→ WHAT YOU HAVE TO DO: From the entries that follow, gather each line holding the word "with".

(Rows from a dataset of charts and code)
────────────────
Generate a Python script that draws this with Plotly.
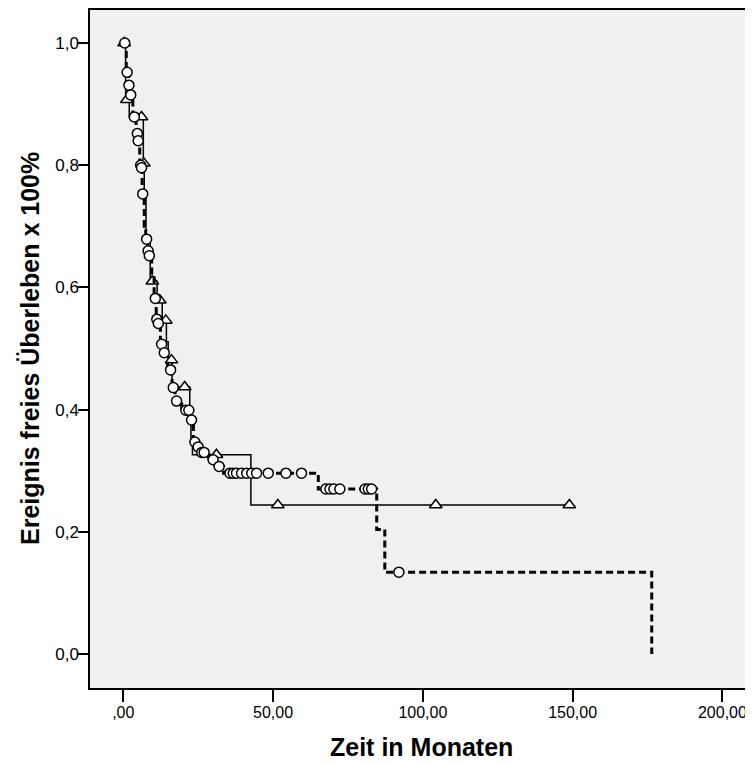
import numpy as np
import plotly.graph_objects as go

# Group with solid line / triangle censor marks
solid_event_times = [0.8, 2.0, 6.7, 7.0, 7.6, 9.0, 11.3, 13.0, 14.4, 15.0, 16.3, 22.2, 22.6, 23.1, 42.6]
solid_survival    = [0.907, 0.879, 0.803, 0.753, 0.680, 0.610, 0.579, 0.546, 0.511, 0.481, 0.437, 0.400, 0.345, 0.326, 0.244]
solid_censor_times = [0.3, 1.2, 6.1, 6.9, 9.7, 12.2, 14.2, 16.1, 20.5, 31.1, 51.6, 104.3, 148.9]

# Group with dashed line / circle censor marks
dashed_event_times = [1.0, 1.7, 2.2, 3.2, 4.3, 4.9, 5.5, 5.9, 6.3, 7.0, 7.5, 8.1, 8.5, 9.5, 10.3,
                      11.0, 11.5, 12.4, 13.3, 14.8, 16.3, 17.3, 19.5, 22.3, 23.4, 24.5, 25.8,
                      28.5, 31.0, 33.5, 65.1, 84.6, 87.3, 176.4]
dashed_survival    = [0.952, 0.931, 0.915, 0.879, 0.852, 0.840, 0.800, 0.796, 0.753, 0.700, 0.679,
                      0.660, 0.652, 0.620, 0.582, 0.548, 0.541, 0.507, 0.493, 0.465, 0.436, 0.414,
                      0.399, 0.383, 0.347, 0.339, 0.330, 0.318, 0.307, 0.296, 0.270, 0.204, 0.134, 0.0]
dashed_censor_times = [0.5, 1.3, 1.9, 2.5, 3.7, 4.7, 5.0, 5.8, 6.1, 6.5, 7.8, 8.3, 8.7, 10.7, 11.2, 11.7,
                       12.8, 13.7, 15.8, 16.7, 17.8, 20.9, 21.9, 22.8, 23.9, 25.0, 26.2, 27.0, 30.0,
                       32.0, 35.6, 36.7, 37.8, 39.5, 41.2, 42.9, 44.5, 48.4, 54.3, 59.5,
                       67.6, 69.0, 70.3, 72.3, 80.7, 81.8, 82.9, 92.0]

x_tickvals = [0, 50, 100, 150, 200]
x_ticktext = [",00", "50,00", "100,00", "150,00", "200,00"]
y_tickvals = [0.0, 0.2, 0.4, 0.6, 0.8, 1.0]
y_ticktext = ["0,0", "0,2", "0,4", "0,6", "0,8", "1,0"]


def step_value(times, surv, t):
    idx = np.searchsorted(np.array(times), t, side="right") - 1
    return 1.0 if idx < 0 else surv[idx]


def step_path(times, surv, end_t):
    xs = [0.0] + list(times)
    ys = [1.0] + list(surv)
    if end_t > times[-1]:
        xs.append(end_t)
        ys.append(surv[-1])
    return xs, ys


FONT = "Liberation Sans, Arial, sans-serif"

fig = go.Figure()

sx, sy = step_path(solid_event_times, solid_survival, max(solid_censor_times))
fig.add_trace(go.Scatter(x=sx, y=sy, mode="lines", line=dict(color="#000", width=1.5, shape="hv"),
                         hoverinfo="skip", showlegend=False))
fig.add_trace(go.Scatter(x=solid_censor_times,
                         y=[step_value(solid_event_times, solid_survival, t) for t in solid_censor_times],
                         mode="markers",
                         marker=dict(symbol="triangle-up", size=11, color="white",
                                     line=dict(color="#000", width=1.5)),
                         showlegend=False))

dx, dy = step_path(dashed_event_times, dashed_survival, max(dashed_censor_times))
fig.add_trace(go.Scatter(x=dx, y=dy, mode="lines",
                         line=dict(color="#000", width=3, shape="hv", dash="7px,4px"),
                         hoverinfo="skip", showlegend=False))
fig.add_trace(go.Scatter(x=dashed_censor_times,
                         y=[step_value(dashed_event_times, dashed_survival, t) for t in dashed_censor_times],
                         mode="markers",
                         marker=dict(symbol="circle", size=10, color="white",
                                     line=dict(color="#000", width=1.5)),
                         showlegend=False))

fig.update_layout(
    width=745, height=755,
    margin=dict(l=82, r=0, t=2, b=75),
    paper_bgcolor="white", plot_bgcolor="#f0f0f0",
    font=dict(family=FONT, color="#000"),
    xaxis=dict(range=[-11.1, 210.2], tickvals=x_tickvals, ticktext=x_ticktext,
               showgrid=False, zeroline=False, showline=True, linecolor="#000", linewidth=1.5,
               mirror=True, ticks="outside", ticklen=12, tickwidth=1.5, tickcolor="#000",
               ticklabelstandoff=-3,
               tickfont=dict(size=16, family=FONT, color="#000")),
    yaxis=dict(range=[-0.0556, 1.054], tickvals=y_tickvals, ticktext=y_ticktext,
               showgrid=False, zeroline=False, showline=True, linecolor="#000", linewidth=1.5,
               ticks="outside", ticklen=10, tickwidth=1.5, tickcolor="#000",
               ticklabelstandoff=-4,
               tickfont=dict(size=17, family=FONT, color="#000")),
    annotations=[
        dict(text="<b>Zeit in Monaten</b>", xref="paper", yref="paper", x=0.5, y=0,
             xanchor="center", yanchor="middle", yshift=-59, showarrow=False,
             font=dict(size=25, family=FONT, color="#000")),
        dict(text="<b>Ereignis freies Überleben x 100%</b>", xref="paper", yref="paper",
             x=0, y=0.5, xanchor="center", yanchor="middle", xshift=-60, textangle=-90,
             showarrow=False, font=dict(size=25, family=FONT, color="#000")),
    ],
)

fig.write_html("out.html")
────────────────
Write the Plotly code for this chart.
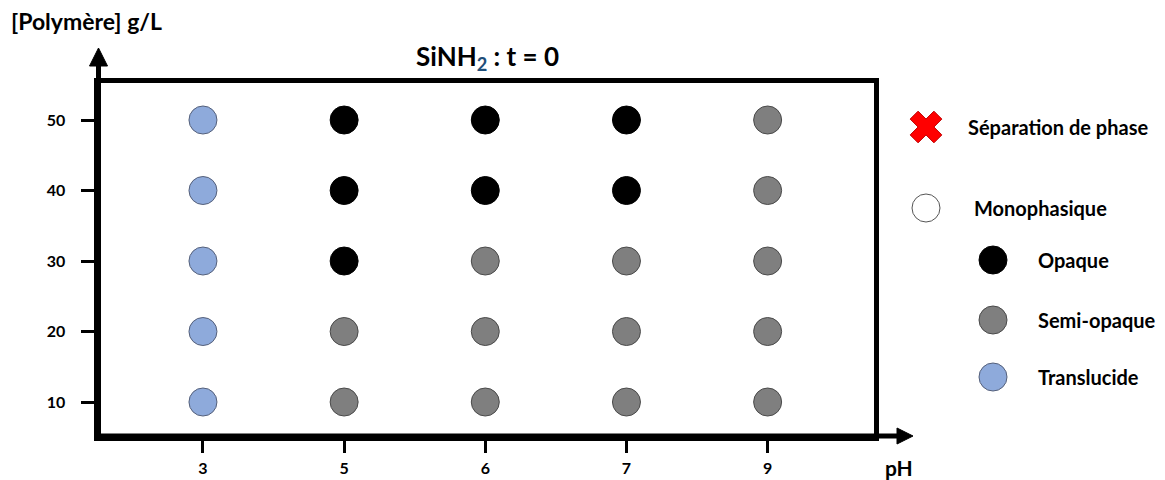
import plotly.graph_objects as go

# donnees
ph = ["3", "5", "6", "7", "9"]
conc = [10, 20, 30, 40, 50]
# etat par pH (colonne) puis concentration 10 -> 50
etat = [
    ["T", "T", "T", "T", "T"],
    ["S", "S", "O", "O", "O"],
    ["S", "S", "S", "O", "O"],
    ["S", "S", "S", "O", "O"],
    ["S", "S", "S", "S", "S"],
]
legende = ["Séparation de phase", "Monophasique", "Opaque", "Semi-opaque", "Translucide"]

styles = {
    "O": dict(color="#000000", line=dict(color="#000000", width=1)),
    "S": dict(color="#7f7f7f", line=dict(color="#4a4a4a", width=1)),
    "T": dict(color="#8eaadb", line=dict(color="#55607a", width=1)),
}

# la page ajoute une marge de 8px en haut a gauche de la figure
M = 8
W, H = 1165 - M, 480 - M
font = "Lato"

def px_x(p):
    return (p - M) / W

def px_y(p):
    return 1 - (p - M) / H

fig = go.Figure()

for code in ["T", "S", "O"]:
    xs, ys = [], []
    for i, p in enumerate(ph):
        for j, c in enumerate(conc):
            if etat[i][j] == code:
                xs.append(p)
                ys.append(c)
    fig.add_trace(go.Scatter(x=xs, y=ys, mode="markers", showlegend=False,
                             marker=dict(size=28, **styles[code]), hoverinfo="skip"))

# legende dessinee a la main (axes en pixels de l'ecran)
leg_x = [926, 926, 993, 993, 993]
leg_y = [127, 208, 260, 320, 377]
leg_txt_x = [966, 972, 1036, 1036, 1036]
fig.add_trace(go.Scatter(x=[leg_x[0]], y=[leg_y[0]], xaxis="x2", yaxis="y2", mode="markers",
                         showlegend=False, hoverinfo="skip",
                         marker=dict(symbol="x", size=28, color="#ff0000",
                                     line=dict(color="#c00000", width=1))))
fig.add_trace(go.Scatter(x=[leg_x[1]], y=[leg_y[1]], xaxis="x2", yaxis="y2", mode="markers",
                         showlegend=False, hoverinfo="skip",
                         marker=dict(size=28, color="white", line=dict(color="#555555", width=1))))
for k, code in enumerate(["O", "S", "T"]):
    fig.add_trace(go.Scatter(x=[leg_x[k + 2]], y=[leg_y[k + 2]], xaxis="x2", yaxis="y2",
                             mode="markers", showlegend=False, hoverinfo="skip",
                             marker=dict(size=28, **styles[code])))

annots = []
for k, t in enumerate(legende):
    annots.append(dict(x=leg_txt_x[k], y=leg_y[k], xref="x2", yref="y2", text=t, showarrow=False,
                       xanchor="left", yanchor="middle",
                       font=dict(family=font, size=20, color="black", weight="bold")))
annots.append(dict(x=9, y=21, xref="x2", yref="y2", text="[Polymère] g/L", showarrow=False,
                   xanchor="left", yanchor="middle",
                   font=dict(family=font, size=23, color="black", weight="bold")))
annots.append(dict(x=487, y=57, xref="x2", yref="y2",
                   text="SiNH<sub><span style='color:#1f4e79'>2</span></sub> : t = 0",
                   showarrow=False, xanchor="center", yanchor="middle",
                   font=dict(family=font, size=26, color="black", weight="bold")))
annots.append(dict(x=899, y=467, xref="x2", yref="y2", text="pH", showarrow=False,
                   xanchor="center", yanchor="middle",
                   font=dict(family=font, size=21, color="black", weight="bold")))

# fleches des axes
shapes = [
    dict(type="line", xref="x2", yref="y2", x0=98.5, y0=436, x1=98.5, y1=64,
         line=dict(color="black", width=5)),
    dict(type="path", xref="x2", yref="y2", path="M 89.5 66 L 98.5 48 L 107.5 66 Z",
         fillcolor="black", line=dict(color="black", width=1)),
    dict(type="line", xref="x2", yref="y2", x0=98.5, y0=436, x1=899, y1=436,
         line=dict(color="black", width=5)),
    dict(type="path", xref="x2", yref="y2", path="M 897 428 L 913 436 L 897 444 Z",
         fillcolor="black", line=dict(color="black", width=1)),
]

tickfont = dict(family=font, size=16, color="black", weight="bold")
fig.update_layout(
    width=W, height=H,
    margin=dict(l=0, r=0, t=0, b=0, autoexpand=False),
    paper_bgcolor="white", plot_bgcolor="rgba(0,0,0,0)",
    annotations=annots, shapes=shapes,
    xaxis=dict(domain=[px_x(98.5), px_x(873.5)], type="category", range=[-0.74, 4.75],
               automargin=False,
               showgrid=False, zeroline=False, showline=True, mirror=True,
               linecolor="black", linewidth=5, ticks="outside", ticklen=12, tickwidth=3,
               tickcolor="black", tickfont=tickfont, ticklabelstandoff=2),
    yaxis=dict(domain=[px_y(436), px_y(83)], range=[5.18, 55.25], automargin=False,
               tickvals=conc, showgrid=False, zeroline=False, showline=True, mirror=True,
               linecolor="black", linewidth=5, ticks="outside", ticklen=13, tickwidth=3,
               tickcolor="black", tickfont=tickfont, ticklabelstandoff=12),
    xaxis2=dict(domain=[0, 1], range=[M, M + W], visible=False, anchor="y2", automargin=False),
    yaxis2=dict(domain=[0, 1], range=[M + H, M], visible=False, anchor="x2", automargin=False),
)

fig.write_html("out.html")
────────────────
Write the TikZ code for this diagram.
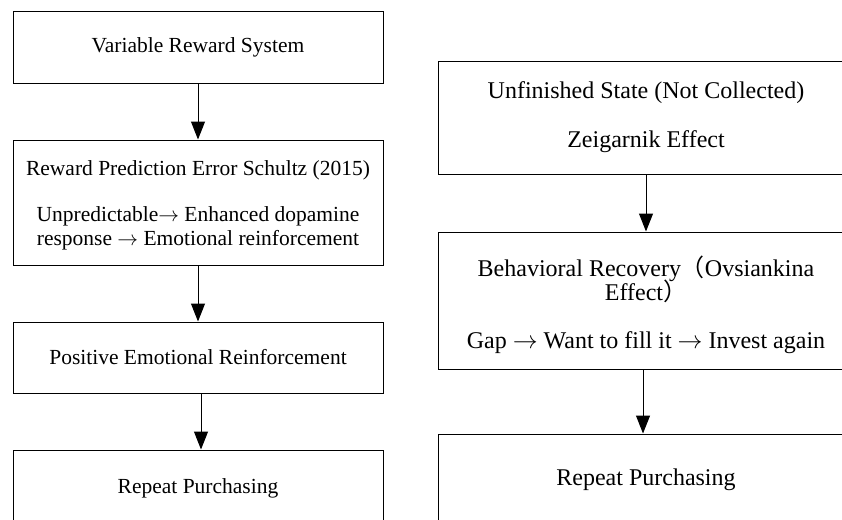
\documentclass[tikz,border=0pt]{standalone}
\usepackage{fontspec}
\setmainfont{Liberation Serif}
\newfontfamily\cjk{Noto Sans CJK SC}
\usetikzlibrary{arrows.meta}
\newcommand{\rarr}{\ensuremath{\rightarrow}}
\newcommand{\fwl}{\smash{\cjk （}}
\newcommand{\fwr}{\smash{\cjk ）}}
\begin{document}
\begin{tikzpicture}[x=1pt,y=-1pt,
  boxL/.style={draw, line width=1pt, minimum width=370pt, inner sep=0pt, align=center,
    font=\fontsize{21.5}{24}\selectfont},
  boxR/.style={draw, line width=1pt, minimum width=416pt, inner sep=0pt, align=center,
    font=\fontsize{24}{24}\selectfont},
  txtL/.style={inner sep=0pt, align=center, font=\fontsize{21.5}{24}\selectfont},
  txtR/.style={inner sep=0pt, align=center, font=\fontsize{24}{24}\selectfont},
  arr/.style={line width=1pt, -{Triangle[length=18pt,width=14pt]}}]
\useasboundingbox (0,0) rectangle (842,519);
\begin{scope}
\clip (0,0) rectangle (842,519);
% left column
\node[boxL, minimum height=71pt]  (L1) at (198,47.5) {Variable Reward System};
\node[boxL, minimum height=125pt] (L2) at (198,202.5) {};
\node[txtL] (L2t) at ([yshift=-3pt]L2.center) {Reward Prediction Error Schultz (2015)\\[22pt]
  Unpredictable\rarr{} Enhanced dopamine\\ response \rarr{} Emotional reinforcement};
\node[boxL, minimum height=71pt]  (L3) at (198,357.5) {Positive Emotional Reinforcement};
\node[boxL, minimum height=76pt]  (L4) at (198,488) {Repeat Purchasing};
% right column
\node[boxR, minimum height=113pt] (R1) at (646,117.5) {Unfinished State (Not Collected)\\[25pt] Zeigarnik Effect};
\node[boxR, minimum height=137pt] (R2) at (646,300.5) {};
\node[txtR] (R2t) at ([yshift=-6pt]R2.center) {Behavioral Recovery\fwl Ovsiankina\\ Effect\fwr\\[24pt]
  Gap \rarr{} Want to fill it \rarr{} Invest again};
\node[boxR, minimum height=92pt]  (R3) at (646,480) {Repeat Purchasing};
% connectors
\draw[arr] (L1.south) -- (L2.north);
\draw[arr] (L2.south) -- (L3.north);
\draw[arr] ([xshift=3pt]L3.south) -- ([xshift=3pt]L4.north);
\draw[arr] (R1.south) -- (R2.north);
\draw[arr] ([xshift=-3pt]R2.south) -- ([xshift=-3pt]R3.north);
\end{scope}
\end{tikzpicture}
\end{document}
────────────────
→ RESPONSE FOR THIS EXERCISE:
Generate a Python script that draws this with Plotly.
# Group with solid line / triangle censor marks
# Group with dashed line / circle censor marks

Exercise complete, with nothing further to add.